Par de los varones, pero sin que encontrara en ninguno de ellos un amor simétrico que ella pudiera reconocer como tal, impar entre las mujeres, era la loba, la oveja descarriada, la que no tiene plata para comprarse medias. Cuando muere, no sólo sigue siendo una mujer despareja sino que le falta un pecho. En su poema final “Voy a dormir”, que envía a La Nación, parece permitirse una pequeña venganza; ella, que tanto esperó, hace esperar: “Ah, un encargo, /si él llama nuevamente por teléfono/ le dices que no insista, que he salido”. Pero Alejandro Alfonso Storni, el testigo, terminará por sugerir que es un equívoco. Ese “él” es de Yocasta. O bien es un secreto que escapa a su testimonio.

“El 18 de octubre de 1938 -me contó su hijo Alejandro- yo la acompañé hasta la estación Constitución, donde ella embarcó para Mar del Plata. No quería que fuera porque ella me había dejado una serie de encargos en donde yo tenía que ser muy torpe para no darme cuenta de que no la iba a ver más: por ejemplo, órdenes para cobrar los sueldos de ella y unos versos publicados en La Nación el 16 de octubre.

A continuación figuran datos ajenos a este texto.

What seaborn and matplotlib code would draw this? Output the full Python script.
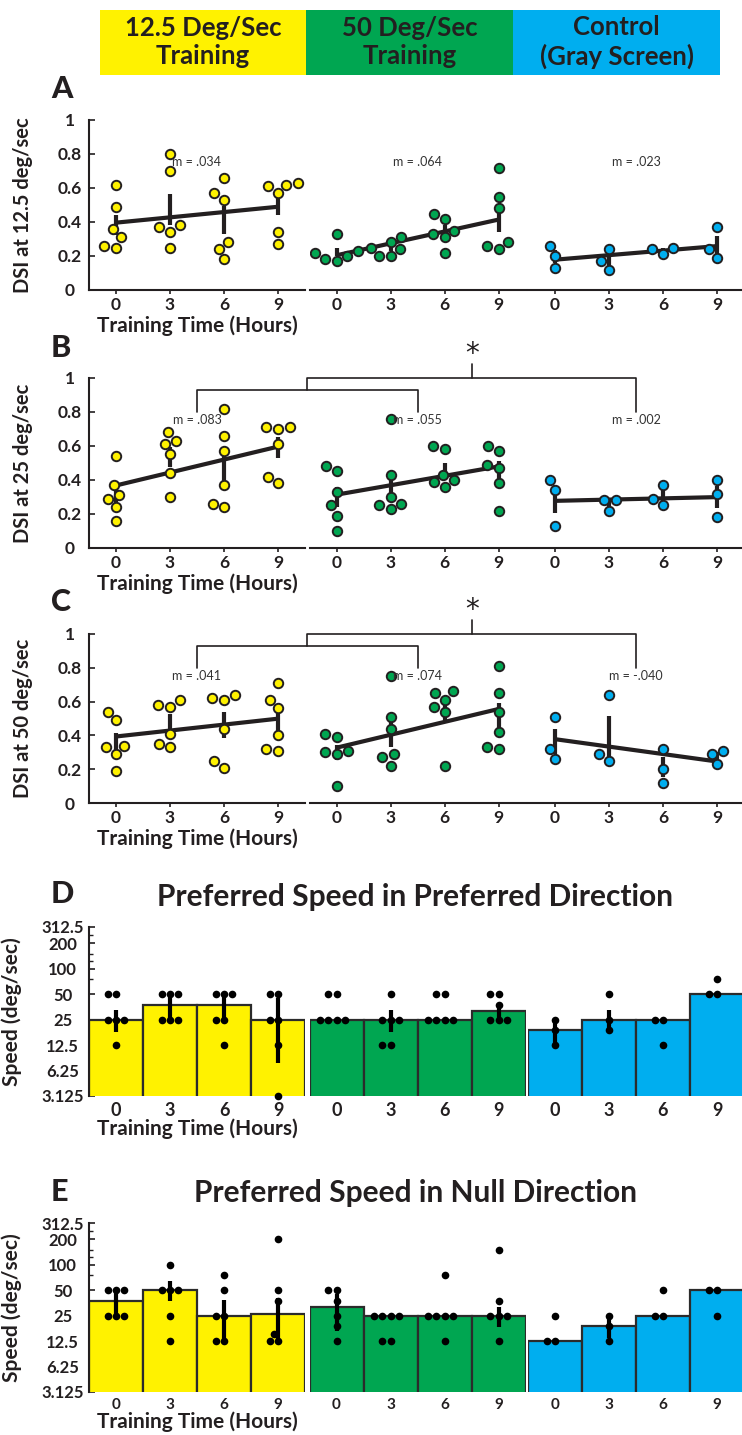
import numpy as np
import pandas as pd
import matplotlib
matplotlib.use("Agg")
import matplotlib.pyplot as plt
import seaborn as sns
from matplotlib.lines import Line2D
from matplotlib.patches import Rectangle
from matplotlib.ticker import NullFormatter

# ---------------- data ----------------
hours = [0, 3, 6, 9]
group_names = ["12.5 Deg/Sec\nTraining", "50 Deg/Sec\nTraining", "Control\n(Gray Screen)"]
group_colors = ["#FFF200", "#00A651", "#00AEEF"]

# Panel A: DSI at 12.5 deg/sec
a_yellow = [[0.62, 0.49, 0.36, 0.31, 0.26, 0.25], [0.80, 0.70, 0.38, 0.37, 0.34, 0.25],
            [0.66, 0.57, 0.53, 0.28, 0.24, 0.18], [0.63, 0.62, 0.61, 0.57, 0.34, 0.27]]
a_green = [[0.33, 0.23, 0.22, 0.20, 0.18, 0.17], [0.31, 0.28, 0.25, 0.24, 0.20, 0.20],
           [0.45, 0.42, 0.35, 0.33, 0.31, 0.22], [0.72, 0.55, 0.48, 0.28, 0.26, 0.24]]
a_blue = [[0.26, 0.20, 0.13], [0.24, 0.17, 0.12], [0.25, 0.24, 0.21], [0.37, 0.24, 0.19]]
a_slopes = [".034", ".064", ".023"]

# Panel B: DSI at 25 deg/sec
b_yellow = [[0.54, 0.37, 0.31, 0.29, 0.24, 0.16], [0.68, 0.63, 0.61, 0.55, 0.44, 0.30],
            [0.82, 0.66, 0.57, 0.37, 0.26, 0.24], [0.71, 0.71, 0.70, 0.61, 0.42, 0.38]]
b_green = [[0.48, 0.45, 0.33, 0.25, 0.19, 0.10], [0.76, 0.43, 0.30, 0.26, 0.25, 0.23],
           [0.60, 0.58, 0.43, 0.40, 0.39, 0.36], [0.60, 0.57, 0.49, 0.47, 0.38, 0.22]]
b_blue = [[0.40, 0.34, 0.13], [0.28, 0.28, 0.22], [0.37, 0.29, 0.25], [0.40, 0.32, 0.18]]
b_slopes = [".083", ".055", ".002"]

# Panel C: DSI at 50 deg/sec
c_yellow = [[0.54, 0.49, 0.34, 0.33, 0.29, 0.19], [0.61, 0.58, 0.57, 0.41, 0.35, 0.33],
            [0.64, 0.62, 0.61, 0.44, 0.25, 0.21], [0.71, 0.61, 0.56, 0.40, 0.32, 0.31]]
c_green = [[0.41, 0.39, 0.31, 0.30, 0.29, 0.10], [0.75, 0.51, 0.44, 0.29, 0.27, 0.22],
           [0.66, 0.65, 0.61, 0.57, 0.54, 0.22], [0.81, 0.65, 0.54, 0.42, 0.33, 0.32]]
c_blue = [[0.51, 0.32, 0.26], [0.64, 0.29, 0.25], [0.32, 0.20, 0.12], [0.31, 0.29, 0.23]]
c_slopes = [".041", ".074", "-.040"]

dsi_ticks = [0, 0.2, 0.4, 0.6, 0.8, 1]
dsi_tick_labels = ["0", "0.2", "0.4", "0.6", "0.8", "1"]

# Panel D: preferred speed in preferred direction (deg/sec)
d_yellow = [[50, 50, 25, 25, 25, 12.5], [50, 50, 50, 25, 25, 25],
            [50, 50, 50, 25, 25, 12.5], [50, 50, 25, 25, 12.5, 3.125]]
d_green = [[50, 50, 25, 25, 25, 25], [50, 25, 25, 25, 12.5, 12.5],
           [50, 50, 25, 25, 25, 25], [50, 50, 37.5, 25, 25, 25]]
d_blue = [[25, 18.75, 12.5], [50, 25, 18.75], [25, 25, 12.5], [75, 50, 50]]
d_err_low = [[18, 25, 25, 7.6], [25, 18, 25, 25], [13, 18, 25, 50]]
d_err_high = [[33, 52, 52, 45], [25, 33, 25, 37], [25, 33, 25, 50]]

# Panel E: preferred speed in null direction (deg/sec)
e_yellow = [[50, 50, 50, 25, 25, 25], [100, 50, 50, 50, 25, 12.5],
            [75, 50, 25, 25, 12.5, 12.5], [200, 50, 37.5, 15, 12.5, 12.5]]
e_green = [[50, 50, 37.5, 25, 18.75, 12.5], [25, 25, 25, 25, 12.5, 12.5],
           [75, 25, 25, 25, 25, 12.5], [150, 37.5, 25, 25, 25, 12.5]]
e_blue = [[25, 12.5, 12.5], [25, 18.75, 12.5], [50, 25, 25], [50, 50, 25]]
e_err_low = [[26, 37, 12.5, 12.5], [16.5, 25, 25, 18.5], [12.5, 13.5, 25, 50]]
e_err_high = [[48, 65, 38, 40], [45, 25, 25, 32], [12.5, 25, 25, 50]]

speed_ticks = [3.125, 6.25, 12.5, 25, 50, 100, 200, 312.5]
speed_tick_labels = ["3.125", "6.25", "12.5", "25", "50", "100", "200", "312.5"]
speed_minor_ticks = [75, 125, 150, 250]

# ---------------- style ----------------
sns.set_theme(style="ticks")
plt.rcParams["font.family"] = ["Lato", "DejaVu Sans"]
DARK = "#231F20"
plt.rcParams.update({"text.color": DARK, "axes.edgecolor": DARK, "xtick.color": DARK,
                     "ytick.color": DARK, "axes.labelcolor": DARK})

W, H = 742, 1435
fig = plt.figure(figsize=(W / 100, H / 100), dpi=100)


def fx(px):
    return px / W


def fy(py):
    return 1 - py / H


col_left = [89, 309.5, 528]
col_w = 216


def make_row(top, bottom):
    return [fig.add_axes([fx(l), fy(bottom), col_w / W, (bottom - top) / H]) for l in col_left]


def long_df(vals):
    return pd.DataFrame([(h, v) for h, vs in zip(hours, vals) for v in vs], columns=["t", "v"])


# ---------------- header ----------------
box_edges = [(100, 306), (306, 513), (513, 720)]
for (x0, x1), name, colr in zip(box_edges, group_names, group_colors):
    fig.add_artist(Rectangle((fx(x0), fy(75)), (x1 - x0) / W, 65 / H,
                             transform=fig.transFigure, facecolor=colr, edgecolor="none"))
    fig.text(fx((x0 + x1) / 2), fy(42), name, ha="center", va="center",
             fontsize=18.5, fontweight="bold", linespacing=1.2)


def panel_letter(letter, y):
    fig.text(fx(51), fy(y), letter, ha="left", va="baseline", fontsize=22, fontweight="black")


# ---------------- DSI rows ----------------
def dsi_row(top, bottom, data, slopes, ylabel):
    axes = make_row(top, bottom)
    for j, (ax, vals) in enumerate(zip(axes, data)):
        df = long_df(vals)
        stats = df.groupby("t")["v"].agg(["mean", "sem"])
        ax.vlines(stats.index, stats["mean"] - stats["sem"], stats["mean"] + stats["sem"],
                  color=DARK, lw=3, zorder=2)
        sns.regplot(data=df, x="t", y="v", scatter=False, ci=None, truncate=True, color=DARK,
                    line_kws={"lw": 3, "zorder": 2.5, "solid_capstyle": "butt"}, ax=ax)
        sns.swarmplot(data=df, x="t", y="v", native_scale=True, color=group_colors[j],
                      edgecolor=DARK, linewidth=1.4, size=6.8, ax=ax, zorder=3)
        ax.text(4.5, 0.75, f"m = {slopes[j]}", ha="center", va="center", fontsize=9,
                color="#333333")
        ax.set_xlim(-1.5, 10.5)
        ax.set_ylim(0, 1)
        ax.set_xlabel("")
        ax.set_ylabel("")
        ax.set_xticks(hours, labels=[str(h) for h in hours], fontweight="bold", fontsize=12.5)
        ax.tick_params(axis="x", direction="out", length=3, width=1.2, pad=2)
        ax.spines["top"].set_visible(False)
        ax.spines["right"].set_visible(False)
        ax.spines["bottom"].set_linewidth(1.5)
        if j == 0:
            ax.set_yticks(dsi_ticks, labels=dsi_tick_labels, fontweight="bold", fontsize=12.5,
                          ha="center")
            ax.tick_params(axis="y", direction="in", length=4, width=1.2, pad=14)
            ax.spines["left"].set_linewidth(1.5)
            ax.set_ylabel(ylabel, fontweight="bold", fontsize=14.5)
            ax.yaxis.set_label_coords(-0.26, 0.5)
            ax.set_xlabel("Training Time (Hours)", fontweight="bold", fontsize=15, labelpad=2)
        else:
            ax.spines["left"].set_visible(False)
            ax.tick_params(axis="y", left=False, labelleft=False)
    return axes


def to_fig(ax, x, y):
    return fig.transFigure.inverted().transform(ax.transData.transform((x, y)))


def bracket(axes):
    a, b, c = axes
    lw = 1.2
    la = to_fig(a, 4.5, 0.80)
    lb = to_fig(b, 4.5, 0.80)
    lc = to_fig(c, 4.5, 0.80)
    y_low = to_fig(a, 4.5, 0.93)[1]
    y_up = to_fig(a, 4.5, 1.0)[1]
    y_top = to_fig(a, 4.5, 1.08)[1]
    y_star = to_fig(a, 4.5, 1.14)[1]
    mid1 = (la[0] + lb[0]) / 2
    fig.add_artist(Line2D([la[0], la[0], lb[0], lb[0]], [la[1], y_low, y_low, lb[1]],
                          transform=fig.transFigure, color=DARK, lw=lw))
    fig.add_artist(Line2D([mid1, mid1, lc[0], lc[0]], [y_low, y_up, y_up, lc[1]],
                          transform=fig.transFigure, color=DARK, lw=lw))
    mid2 = (mid1 + lc[0]) / 2
    fig.add_artist(Line2D([mid2, mid2], [y_up, y_top], transform=fig.transFigure, color=DARK, lw=lw))
    fig.text(mid2, y_star, "*", ha="center", va="center", fontsize=20, family="DejaVu Sans")


rowA = dsi_row(120, 290, [a_yellow, a_green, a_blue], a_slopes, "DSI at 12.5 deg/sec")
panel_letter("A", 98)
rowB = dsi_row(378, 548, [b_yellow, b_green, b_blue], b_slopes, "DSI at 25 deg/sec")
panel_letter("B", 357)
bracket(rowB)
rowC = dsi_row(634, 803, [c_yellow, c_green, c_blue], c_slopes, "DSI at 50 deg/sec")
panel_letter("C", 611)
bracket(rowC)


# ---------------- speed rows ----------------
def speed_row(top, bottom, data, err_lo, err_hi, title, title_y, xtick_size):
    axes = make_row(top, bottom)
    for j, ax in enumerate(axes):
        df = long_df(data[j])
        sns.barplot(data=df, x="t", y="v", native_scale=True, estimator=np.median,
                    errorbar=None, color=group_colors[j], saturation=1, width=1,
                    edgecolor="#2B2B2B", linewidth=1.6, ax=ax, zorder=1)
        ax.vlines(hours, err_lo[j], err_hi[j], color="black", lw=3, zorder=3)
        sns.swarmplot(data=df, x="t", y="v", native_scale=True, color="black", size=5.5,
                      ax=ax, zorder=4, clip_on=False)
        ax.set_yscale("log")
        ax.set_ylim(3.125, 312.5)
        ax.set_xlim(-1.5, 10.5)
        ax.set_xlabel("")
        ax.set_ylabel("")
        ax.set_xticks(hours, labels=[str(h) for h in hours], fontweight="bold", fontsize=xtick_size)
        ax.tick_params(axis="x", length=0, pad=4)
        ax.spines["top"].set_visible(False)
        ax.spines["right"].set_visible(False)
        ax.spines["bottom"].set_visible(False)
        if j == 0:
            ax.set_yticks(speed_ticks, labels=speed_tick_labels, fontweight="bold",
                          fontsize=12, ha="center")
            ax.set_yticks(speed_minor_ticks, minor=True)
            ax.yaxis.set_minor_formatter(NullFormatter())
            ax.tick_params(axis="y", which="major", direction="in", length=4, width=1.2, pad=19)
            ax.tick_params(axis="y", which="minor", direction="in", length=3, width=1.0)
            ax.spines["left"].set_linewidth(1.5)
            ax.set_ylabel("Speed (deg/sec)", fontweight="bold", fontsize=15)
            ax.yaxis.set_label_coords(-0.31, 0.5)
            ax.set_xlabel("Training Time (Hours)", fontweight="bold", fontsize=15, labelpad=0)
        else:
            ax.spines["left"].set_visible(False)
            ax.tick_params(axis="y", which="both", left=False, labelleft=False)
    fig.text(fx(415), fy(title_y), title, ha="center", va="center", fontsize=21.5,
             fontweight="bold")
    return axes


rowD = speed_row(927, 1096, [d_yellow, d_green, d_blue], d_err_low, d_err_high,
                 "Preferred Speed in Preferred Direction", 897, 13)
panel_letter("D", 903)
rowE = speed_row(1223, 1392, [e_yellow, e_green, e_blue], e_err_low, e_err_high,
                 "Preferred Speed in Null Direction", 1193, 11)
panel_letter("E", 1201)

fig.savefig("out.png", dpi=100)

Pero yo no cobré ni su sueldo ni el mío. Imagínese qué se puede pensar de alguien que le deja una orden para cobrar el sueldo de enero. Mi madre era una persona de mucho carácter. Lo que ella decía era lo que valía. No cabía decirle: “Pero si vos vas a estar de vuelta acá”. Yo sabía que no iba a estar de vuelta. Lloré toda la noche”.

En los textos de Alfonsina, en su leyenda, siempre aparece un exceso de coacción: la pobreza, las dificultades de vivir sin ser “casta de buey”.

En el caso del motivo de su suicidio –una enfermedad incurable– no sería más que una oportunidad, el suicidio mismo, un acto de soberanía que la hermana con su amigo Quiroga en el morir en los cabales porque más pudre el miedo, como le dijo en un poema cuando él ya no podía leerlo. Ella sin marido–nunca pareja de ningún varón en una yunta duradera y pública, tuvo un suicidio en serie con Lugones y Quiroga, es decir se sumó, restándose.

Alfonsina se toma revancha contra ese ineludible cuerpo a cuerpo con los otros y el mundo, adelantándose con un gesto a la metástasis. Y esa soberanía la saca de la pequeñez de quien teme el dolor, la degradación, la imposibilidad de ser deseada, sobre todo la excluye del suicidio “femenino”, argumentado en el amor y la pérdida de la belleza. Si dice en su última carta “me arrojo al mar” y no “me mato”, es porque su ademán apunta más a ganar de mano y sustraerse a su imparidad que a terminar con lo inaguantable.

Hubo una Alfonsina que se suicidó en Mar del Plata el 25 de octubre de 1938. La otra Alfonsina seguirá emergiendo en poemas y aguafuertes custodiada por nuevas generaciones críticas hasta que ella pueda devolverle a Roberto Arlt con un puñito firme de normalista el cross en la mandíbula que él pedía para la literatura, y, de paso, embocárselo a Borges.